§ Task prompt: Transcribe every line exactly and omit anything that is a picture.

* * *

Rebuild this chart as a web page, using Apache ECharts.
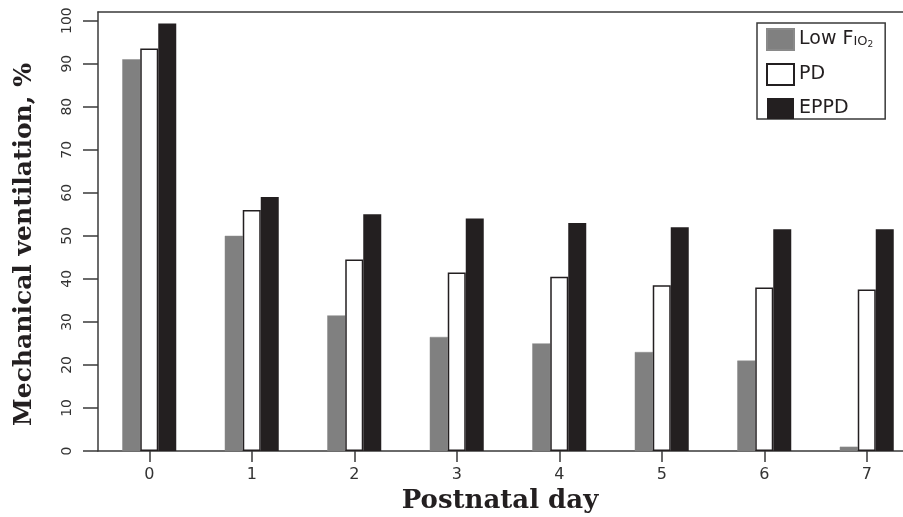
<!DOCTYPE html>
<html>
<head>
<meta charset="utf-8">
<script src="https://cdn.jsdelivr.net/npm/echarts@6/dist/echarts.min.js"></script>
<style>
html, body { margin: 0; padding: 0; background: #fff; }
#chart { width: 903px; height: 517px; }
</style>
</head>
<body>
<div id="chart"></div>
<script>
const categories = ['0', '1', '2', '3', '4', '5', '6', '7'];
const seriesNames = ['Low FIO2', 'PD', 'EPPD'];
const lowFio2 = [91, 50, 31.5, 26.5, 25, 23, 21, 1];
const pd = [93.5, 56, 44.5, 41.5, 40.5, 38.5, 38, 37.5];
const eppd = [99.3, 59, 55, 54, 53, 52, 51.5, 51.5];
const yTicks = [0, 10, 20, 30, 40, 50, 60, 70, 80, 90, 100];

const chart = echarts.init(document.getElementById('chart'), null, { renderer: 'canvas' });
const lineColor = '#3a3a3a';
const option = {
  animation: false,
  backgroundColor: '#ffffff',
  grid: {
    left: 98, top: 12, width: 820, height: 439,
    outerBoundsMode: 'none',
    containLabel: false,
    show: false
  },
  legend: {
    orient: 'vertical',
    left: 757, top: 23,
    padding: [5, 12, 0, 9],
    borderColor: lineColor, borderWidth: 1.5,
    itemWidth: 27, itemHeight: 21, itemGap: 12,
    icon: 'rect',
    data: seriesNames,
    textStyle: {
      fontFamily: 'DejaVu Sans', fontSize: 19, color: '#231f20', lineHeight: 21,
      rich: {
        a: { fontFamily: 'DejaVu Sans', fontSize: 19, color: '#231f20' },
        b: { fontFamily: 'DejaVu Sans', fontSize: 13, color: '#231f20', padding: [4, 0, 0, 0] },
        c: { fontFamily: 'DejaVu Sans', fontSize: 9, color: '#231f20', padding: [11, 0, 0, 0] }
      }
    },
    formatter: function (name) {
      if (name === 'Low FIO2') return '{a|Low F}{b|IO}{c|2}';
      return name;
    }
  },
  xAxis: [
    {
      type: 'category',
      data: categories,
      axisLine: { show: true, lineStyle: { color: lineColor, width: 1.5 } },
      axisTick: { show: true, alignWithLabel: true, length: 11, lineStyle: { color: lineColor, width: 1.5 } },
      axisLabel: { fontFamily: 'DejaVu Sans', fontSize: 16, color: '#333', margin: 16 },
      name: 'Postnatal day',
      nameLocation: 'middle',
      nameGap: 37,
      nameTextStyle: { fontFamily: 'DejaVu Serif', fontWeight: 'bold', fontSize: 26, color: '#231f20', padding: [0, 16, 0, 0] }
    },
    {
      type: 'category',
      data: categories,
      position: 'top',
      axisLine: { show: true, lineStyle: { color: lineColor, width: 1.5 } },
      axisTick: { show: false },
      axisLabel: { show: false }
    }
  ],
  yAxis: {
    type: 'value',
    min: 0, max: 102,
    interval: 10,
    splitLine: { show: false },
    axisLine: { show: true, lineStyle: { color: lineColor, width: 1.5 } },
    axisTick: { show: true, length: 15, customValues: yTicks, lineStyle: { color: lineColor, width: 1.5 } },
    axisLabel: {
      rotate: 90, fontFamily: 'DejaVu Sans', fontSize: 14, color: '#333', margin: 24,
      customValues: yTicks
    },
    name: 'Mechanical ventilation, %',
    nameLocation: 'middle',
    nameGap: 61,
    nameRotate: 90,
    nameTextStyle: { fontFamily: 'DejaVu Serif', fontWeight: 'bold', fontSize: 25, color: '#231f20', padding: [0, 26, 0, 0] }
  },
  series: [
    {
      name: seriesNames[0], type: 'bar', data: lowFio2, barWidth: 18, barGap: '0%',
      itemStyle: { color: '#808080', borderColor: '#8a8a8a', borderWidth: 0.5 }
    },
    {
      name: seriesNames[1], type: 'bar', data: pd, barWidth: 18, barGap: '0%',
      itemStyle: { color: '#ffffff', borderColor: '#231f20', borderWidth: 1.5 }
    },
    {
      name: seriesNames[2], type: 'bar', data: eppd, barWidth: 18, barGap: '0%',
      itemStyle: { color: '#231f20' }
    }
  ]
};
chart.setOption(option);
</script>
</body>
</html>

* * *

§ Written solution:
Rebuild this chart as a web page, using Apache ECharts.
<!DOCTYPE html>
<html>
<head>
<meta charset="utf-8">
<script src="https://cdn.jsdelivr.net/npm/echarts@6/dist/echarts.min.js"></script>
<style>
html, body { margin: 0; padding: 0; background: #fff; }
#chart { width: 903px; height: 517px; }
</style>
</head>
<body>
<div id="chart"></div>
<script>
const categories = ['0', '1', '2', '3', '4', '5', '6', '7'];
const seriesNames = ['Low FIO2', 'PD', 'EPPD'];
const lowFio2 = [91, 50, 31.5, 26.5, 25, 23, 21, 1];
const pd = [93.5, 56, 44.5, 41.5, 40.5, 38.5, 38, 37.5];
const eppd = [99.3, 59, 55, 54, 53, 52, 51.5, 51.5];
const yTicks = [0, 10, 20, 30, 40, 50, 60, 70, 80, 90, 100];

const chart = echarts.init(document.getElementById('chart'), null, { renderer: 'canvas' });
const lineColor = '#3a3a3a';
const option = {
  animation: false,
  backgroundColor: '#ffffff',
  grid: {
    left: 98, top: 12, width: 820, height: 439,
    outerBoundsMode: 'none',
    containLabel: false,
    show: false
  },
  legend: {
    orient: 'vertical',
    left: 757, top: 23,
    padding: [5, 12, 0, 9],
    borderColor: lineColor, borderWidth: 1.5,
    itemWidth: 27, itemHeight: 21, itemGap: 12,
    icon: 'rect',
    data: seriesNames,
    textStyle: {
      fontFamily: 'DejaVu Sans', fontSize: 19, color: '#231f20', lineHeight: 21,
      rich: {
        a: { fontFamily: 'DejaVu Sans', fontSize: 19, color: '#231f20' },
        b: { fontFamily: 'DejaVu Sans', fontSize: 13, color: '#231f20', padding: [4, 0, 0, 0] },
        c: { fontFamily: 'DejaVu Sans', fontSize: 9, color: '#231f20', padding: [11, 0, 0, 0] }
      }
    },
    formatter: function (name) {
      if (name === 'Low FIO2') return '{a|Low F}{b|IO}{c|2}';
      return name;
    }
  },
  xAxis: [
    {
      type: 'category',
      data: categories,
      axisLine: { show: true, lineStyle: { color: lineColor, width: 1.5 } },
      axisTick: { show: true, alignWithLabel: true, length: 11, lineStyle: { color: lineColor, width: 1.5 } },
      axisLabel: { fontFamily: 'DejaVu Sans', fontSize: 16, color: '#333', margin: 16 },
      name: 'Postnatal day',
      nameLocation: 'middle',
      nameGap: 37,
      nameTextStyle: { fontFamily: 'DejaVu Serif', fontWeight: 'bold', fontSize: 26, color: '#231f20', padding: [0, 16, 0, 0] }
    },
    {
      type: 'category',
      data: categories,
      position: 'top',
      axisLine: { show: true, lineStyle: { color: lineColor, width: 1.5 } },
      axisTick: { show: false },
      axisLabel: { show: false }
    }
  ],
  yAxis: {
    type: 'value',
    min: 0, max: 102,
    interval: 10,
    splitLine: { show: false },
    axisLine: { show: true, lineStyle: { color: lineColor, width: 1.5 } },
    axisTick: { show: true, length: 15, customValues: yTicks, lineStyle: { color: lineColor, width: 1.5 } },
    axisLabel: {
      rotate: 90, fontFamily: 'DejaVu Sans', fontSize: 14, color: '#333', margin: 24,
      customValues: yTicks
    },
    name: 'Mechanical ventilation, %',
    nameLocation: 'middle',
    nameGap: 61,
    nameRotate: 90,
    nameTextStyle: { fontFamily: 'DejaVu Serif', fontWeight: 'bold', fontSize: 25, color: '#231f20', padding: [0, 26, 0, 0] }
  },
  series: [
    {
      name: seriesNames[0], type: 'bar', data: lowFio2, barWidth: 18, barGap: '0%',
      itemStyle: { color: '#808080', borderColor: '#8a8a8a', borderWidth: 0.5 }
    },
    {
      name: seriesNames[1], type: 'bar', data: pd, barWidth: 18, barGap: '0%',
      itemStyle: { color: '#ffffff', borderColor: '#231f20', borderWidth: 1.5 }
    },
    {
      name: seriesNames[2], type: 'bar', data: eppd, barWidth: 18, barGap: '0%',
      itemStyle: { color: '#231f20' }
    }
  ]
};
chart.setOption(option);
</script>
</body>
</html>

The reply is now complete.